The lower dial, installed in 1870, is a calendar with a pointer fixed at the top. The entire dial rotates so that the current day is at the pointer. The inner circle has medallions that represent the signs of the zodiac and the outer circle depicts scenes from medieval Bohemian life, one for each month. The slot for each day also lists the Saint that is celebrated on that day.
In addition to these two dials the clock has several other interesting features. At the very top is a golden rooster that crows as the bell strikes the hour. Just below the rooster are two blue doors, side by side. When the clock begins to play a tune before the hour chimes these doors open and the busts of the 12 apostles appear in the doors, one after the other.
The astronomical clock dial is below these doors and is flanked by four statues that represent things that were despised during the medieval era, vanity (represented by a rich man admiring himself in a mirror), greed (unfortunately represented by a man in the garb of a Jew holding a bag of money, death (represented by a skeleton holding an hour glass in his left hand and a rope in his right hand that he uses to ring the hourly chimes) and infidels (represented by a man in Turkish garb. All these figures are animated in one way or another during the clock's hourly performance.
The calendar dial is directly below the clock and is also flanked by four statues.
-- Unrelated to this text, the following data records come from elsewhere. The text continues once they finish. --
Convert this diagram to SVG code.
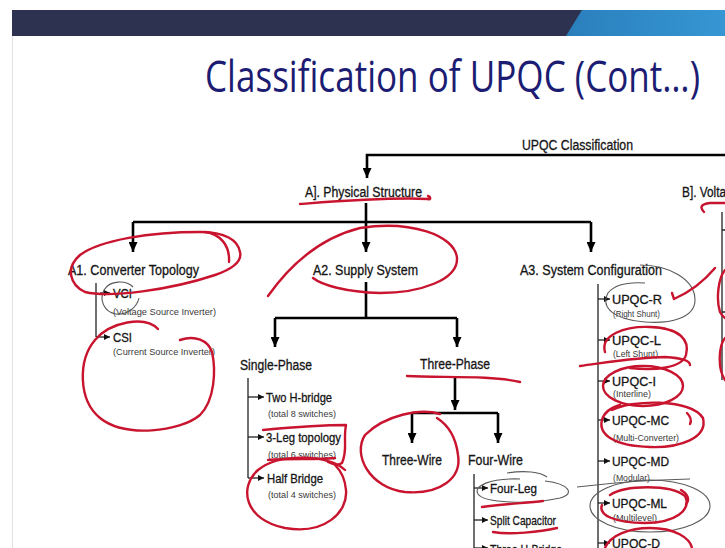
<svg xmlns="http://www.w3.org/2000/svg" width="725" height="548" viewBox="0 0 725 548">
<defs>
<style>
text{font-family:"Liberation Sans",Arial,sans-serif;fill:#151515}
.t{font-size:14px;stroke:#151515;stroke-width:0.3}
.i{font-size:13px;stroke:#151515;stroke-width:0.3}
.s{font-size:9px;fill:#3a3a3a}
.title{font-family:"Open Sans","Liberation Sans",sans-serif;font-size:44px;fill:#1c1c72}
.k{stroke:#000;stroke-width:2.6;fill:none}
.n{stroke:#222;stroke-width:1.3;fill:none}
.r{stroke:#c8142e;stroke-width:2.4;fill:none;stroke-linecap:round;stroke-linejoin:round}
.g{stroke:#5a5a5a;stroke-width:1.1;fill:none}
</style>
<marker id="ah" viewBox="0 0 10 9" refX="10" refY="4.5" markerWidth="10" markerHeight="9" markerUnits="userSpaceOnUse" orient="auto"><path d="M0,0L10,4.5L0,9z" fill="#000"/></marker>
<marker id="as" viewBox="0 0 6 6" refX="6" refY="3" markerWidth="6" markerHeight="6" markerUnits="userSpaceOnUse" orient="auto"><path d="M0,0L6,3L0,6z" fill="#111"/></marker>
<linearGradient id="bl" x1="0" x2="1" y1="0" y2="0"><stop offset="0" stop-color="#2a7fbb"/><stop offset="1" stop-color="#3696d3"/></linearGradient>
</defs>
<rect width="725" height="548" fill="#fff"/>
<g id="banner">
<rect x="12" y="10" width="713" height="26" fill="#2d3250"/>
<polygon points="582,10 725,10 725,36 566,36" fill="url(#bl)"/>
<line x1="12.5" y1="36" x2="12.5" y2="548" stroke="#e2e2e2" stroke-width="1"/>
</g>
<text id="title" class="title" x="205" y="92" textLength="495" lengthAdjust="spacingAndGlyphs">Classification of UPQC (Cont…)</text>

<g id="connectors">
<path class="k" d="M725,155H367V178" marker-end="url(#ah)"/>
<path class="k" d="M366,203V222"/>
<path class="k" d="M133,222H591"/>
<path class="k" d="M133,222V252" marker-end="url(#ah)"/>
<path class="k" d="M366,222V252" marker-end="url(#ah)"/>
<path class="k" d="M591,222V252" marker-end="url(#ah)"/>
<path class="k" d="M366,282V318"/>
<path class="k" d="M275,318H457"/>
<path class="k" d="M275,318V347" marker-end="url(#ah)"/>
<path class="k" d="M457,318V347" marker-end="url(#ah)"/>
<path class="k" d="M455,377V410" marker-end="url(#ah)"/>
<path class="k" d="M412,413H498"/>
<path class="k" d="M412,413V443" marker-end="url(#ah)"/>
<path class="k" d="M498,413V443" marker-end="url(#ah)"/>
<path class="n" d="M96,283V337"/>
<path class="n" d="M100,293H110" marker-end="url(#as)"/>
<path class="n" d="M96,337H110" marker-end="url(#as)"/>
<path class="n" d="M248,378V478"/>
<path class="n" d="M248,397H264" marker-end="url(#as)"/>
<path class="n" d="M248,437H264" marker-end="url(#as)"/>
<path class="n" d="M248,478H264" marker-end="url(#as)"/>
<path class="n" d="M474,474V548"/>
<path class="n" d="M474,488H488" marker-end="url(#as)"/>
<path class="n" d="M474,520H488" marker-end="url(#as)"/>
<path class="n" d="M474,548H488" marker-end="url(#as)"/>
<path class="n" d="M598,284V548"/>
<path class="n" d="M598,299H610" marker-end="url(#as)"/>
<path class="n" d="M598,340H610" marker-end="url(#as)"/>
<path class="n" d="M598,381H610" marker-end="url(#as)"/>
<path class="n" d="M598,420H610" marker-end="url(#as)"/>
<path class="n" d="M598,461H610" marker-end="url(#as)"/>
<path class="n" d="M598,503H610" marker-end="url(#as)"/>
<path class="n" d="M598,543H610" marker-end="url(#as)"/>
<path class="n" d="M722,212V380M722,230H725M722,312H725"/>
</g>

<g id="root"><text class="t" x="522" y="150" textLength="111" lengthAdjust="spacingAndGlyphs">UPQC Classification</text></g>
<g id="A"><text class="t" x="305" y="197" textLength="117" lengthAdjust="spacingAndGlyphs">A]. Physical Structure</text></g>
<g id="B"><text class="t" x="682" y="197" textLength="44" lengthAdjust="spacingAndGlyphs">B]. Volta</text></g>
<g id="A1"><text class="t" x="68" y="275" textLength="131" lengthAdjust="spacingAndGlyphs">A1. Converter Topology</text></g>
<g id="A2"><text class="t" x="313" y="275" textLength="105" lengthAdjust="spacingAndGlyphs">A2. Supply System</text></g>
<g id="A3"><text class="t" x="520" y="275" textLength="142" lengthAdjust="spacingAndGlyphs">A3. System Configuration</text></g>
<g id="VCI"><text class="i" x="113" y="298" textLength="19" lengthAdjust="spacingAndGlyphs">VCI</text><text class="s" x="113" y="315" textLength="103" lengthAdjust="spacingAndGlyphs">(Voltage Source Inverter)</text></g>
<g id="CSI"><text class="i" x="113" y="342" textLength="19" lengthAdjust="spacingAndGlyphs">CSI</text><text class="s" x="113" y="355" textLength="102" lengthAdjust="spacingAndGlyphs">(Current Source Inverter)</text></g>
<g id="single"><text class="t" x="240" y="370" textLength="72" lengthAdjust="spacingAndGlyphs">Single-Phase</text></g>
<g id="three"><text class="t" x="420" y="369" textLength="70" lengthAdjust="spacingAndGlyphs">Three-Phase</text></g>
<g id="twoH"><text class="i" x="266" y="402" textLength="66" lengthAdjust="spacingAndGlyphs">Two H-bridge</text><text class="s" x="268" y="417" textLength="68" lengthAdjust="spacingAndGlyphs">(total 8 switches)</text></g>
<g id="leg3"><text class="i" x="266" y="442" textLength="75" lengthAdjust="spacingAndGlyphs">3-Leg topology</text><text class="s" x="268" y="458" textLength="68" lengthAdjust="spacingAndGlyphs">(total 6 switches)</text></g>
<g id="half"><text class="i" x="267" y="483" textLength="56" lengthAdjust="spacingAndGlyphs">Half Bridge</text><text class="s" x="268" y="498" textLength="68" lengthAdjust="spacingAndGlyphs">(total 4 switches)</text></g>
<g id="wire3"><text class="t" x="382" y="465" textLength="60" lengthAdjust="spacingAndGlyphs">Three-Wire</text></g>
<g id="wire4"><text class="t" x="468" y="465" textLength="55" lengthAdjust="spacingAndGlyphs">Four-Wire</text></g>
<g id="fourleg"><text class="i" x="490" y="493" textLength="47" lengthAdjust="spacingAndGlyphs">Four-Leg</text></g>
<g id="split"><text class="i" x="490" y="525" textLength="66" lengthAdjust="spacingAndGlyphs">Split Capacitor</text></g>
<g id="threeH"><text class="i" x="490" y="554" textLength="72" lengthAdjust="spacingAndGlyphs">Three H-Bridge</text></g>
<g id="R"><text class="i" x="612" y="304" textLength="50" lengthAdjust="spacingAndGlyphs">UPQC-R</text><text class="s" x="613" y="317" textLength="47" lengthAdjust="spacingAndGlyphs">(Right Shunt)</text></g>
<g id="L"><text class="i" x="612" y="345" textLength="49" lengthAdjust="spacingAndGlyphs">UPQC-L</text><text class="s" x="613" y="357" textLength="45" lengthAdjust="spacingAndGlyphs">(Left Shunt)</text></g>
<g id="I"><text class="i" x="612" y="386" textLength="44" lengthAdjust="spacingAndGlyphs">UPQC-I</text><text class="s" x="613" y="397" textLength="38" lengthAdjust="spacingAndGlyphs">(Interline)</text></g>
<g id="MC"><text class="i" x="612" y="425" textLength="57" lengthAdjust="spacingAndGlyphs">UPQC-MC</text><text class="s" x="613" y="441" textLength="66" lengthAdjust="spacingAndGlyphs">(Multi-Converter)</text></g>
<g id="MD"><text class="i" x="612" y="466" textLength="57" lengthAdjust="spacingAndGlyphs">UPQC-MD</text><text class="s" x="613" y="481" textLength="37" lengthAdjust="spacingAndGlyphs">(Modular)</text></g>
<g id="ML"><text class="i" x="612" y="508" textLength="55" lengthAdjust="spacingAndGlyphs">UPQC-ML</text><text class="s" x="613" y="521" textLength="44" lengthAdjust="spacingAndGlyphs">(Multilevel)</text></g>
<g id="D"><text class="i" x="612" y="548" textLength="48" lengthAdjust="spacingAndGlyphs">UPQC-D</text></g>

<g id="pen-gray">
<path class="g" d="M133,287C126,280 110,280 104,290C99,300 104,312 116,314C128,315 137,307 139,298"/>
<path class="g" d="M640,265C670,265 695,280 695,300C695,318 670,324 645,322C615,320 600,308 608,293C615,284 630,282 645,283"/>
<path class="g" d="M507,473C525,470 540,472 547,477M520,479C490,478 473,486 478,494C484,503 530,505 560,498C575,494 570,484 545,481"/>
<path class="g" d="M577,487C610,483 640,480 690,479"/>
<ellipse class="g" cx="650" cy="506" rx="60" ry="26"/>
</g>
<g id="pen-red">
<path class="r" d="M300,204C340,201 390,197 428,199C431,200 431,197 428,196"/>
<path class="r" d="M240,252C238,240 225,232 200,232C150,232 100,240 80,255C65,268 70,285 85,292C110,298 170,290 215,275C235,268 242,260 240,252"/>
<path class="r" d="M205,232C220,234 230,245 229,262"/>
<path class="r" d="M268,296C290,265 320,238 360,228C410,220 455,235 457,258C458,280 420,293 380,293C345,292 322,285 313,278"/>
<path class="r" d="M158,329C145,315 110,322 95,340C78,360 78,400 100,418C125,438 180,432 200,415C215,400 216,370 212,352C208,340 195,335 180,340"/>
<path class="r" d="M407,376C440,378 490,375 520,382"/>
<path class="r" d="M440,414C420,408 385,415 365,435C352,455 370,488 405,492C440,495 462,478 458,455C456,438 448,425 437,418"/>
<path class="r" d="M263,430C295,427 325,425 346,425C343,440 348,450 342,463C338,466 332,464 328,462"/>
<path class="r" d="M268,460C290,458 315,460 335,458"/>
<path class="r" d="M345,470C330,455 280,452 258,470C238,488 245,520 285,528C325,535 348,512 346,490C345,478 340,470 335,465"/>
<path class="r" d="M482,507C505,504 525,503 543,501"/>
<path class="r" d="M493,532C510,535 540,532 557,528"/>
<path class="r" d="M672,293L674,299C690,292 705,280 715,268"/>
<path class="r" d="M704,212C700,208 700,204 710,203L725,203"/>
<path class="r" d="M725,270C718,278 716,300 720,312C722,316 725,318 725,318"/>
<path class="r" d="M725,338C719,345 717,368 725,380"/>
<path class="r" d="M605,352C600,335 625,326 650,327C680,328 690,340 686,355C682,368 655,371 630,368"/>
<path class="r" d="M580,366C610,362 640,357 665,357C685,358 690,362 690,365"/>
<ellipse class="r" cx="643" cy="386" rx="40" ry="20"/>
<path class="r" d="M612,410C630,400 690,398 703,418C708,438 680,448 650,447C615,446 598,435 602,420C604,412 610,408 620,405M687,413C690,416 692,420 690,424"/>
<path class="r" d="M610,495C625,485 670,484 685,496C692,510 675,523 645,523C615,523 598,515 602,505"/>
<path class="r" d="M681,490C688,494 690,500 686,504"/>
<path class="r" d="M605,548C610,535 630,528 650,528C675,528 690,538 692,548"/>
</g>
</svg>
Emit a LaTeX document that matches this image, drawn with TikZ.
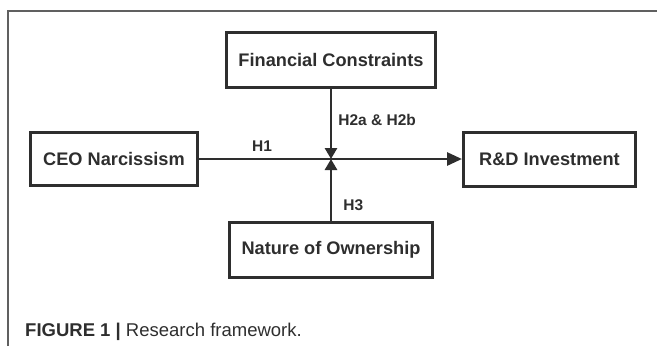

These statues are not animated and represent the chronicler (or historian, shown with quill and scroll), an angel (holding a flaming sword in one hand and a shield with a cross in the other. Probably Gabriel or Michael), the astronomer (shown with a telescope) and the philosopher (shown holding a book). Can you tell that I'm pretty impressed by this mechanism? Yikes, it's 600 years old for crying out loud!!
Right next to the clock tower is a spot in City Hall reserved for weddings. There was a bride ad groom waiting to enter while we were there. After some shopping time I came back and the bride and groom were husband and wife and people were throwing red rose and golden petals at them. Everyone seemed to be having a good time.
From the Square we walked back to the river where we are having a lunch cruise. It's always nice to see a city from the water. You get a much better perspective on the buildings, not to mention better pictures.
The river lunch was very relaxing and we got to go through a lock on the river. Add another river to the lock list. The food was great.
Then it was back to the hotel to pack for tomorrows travel day.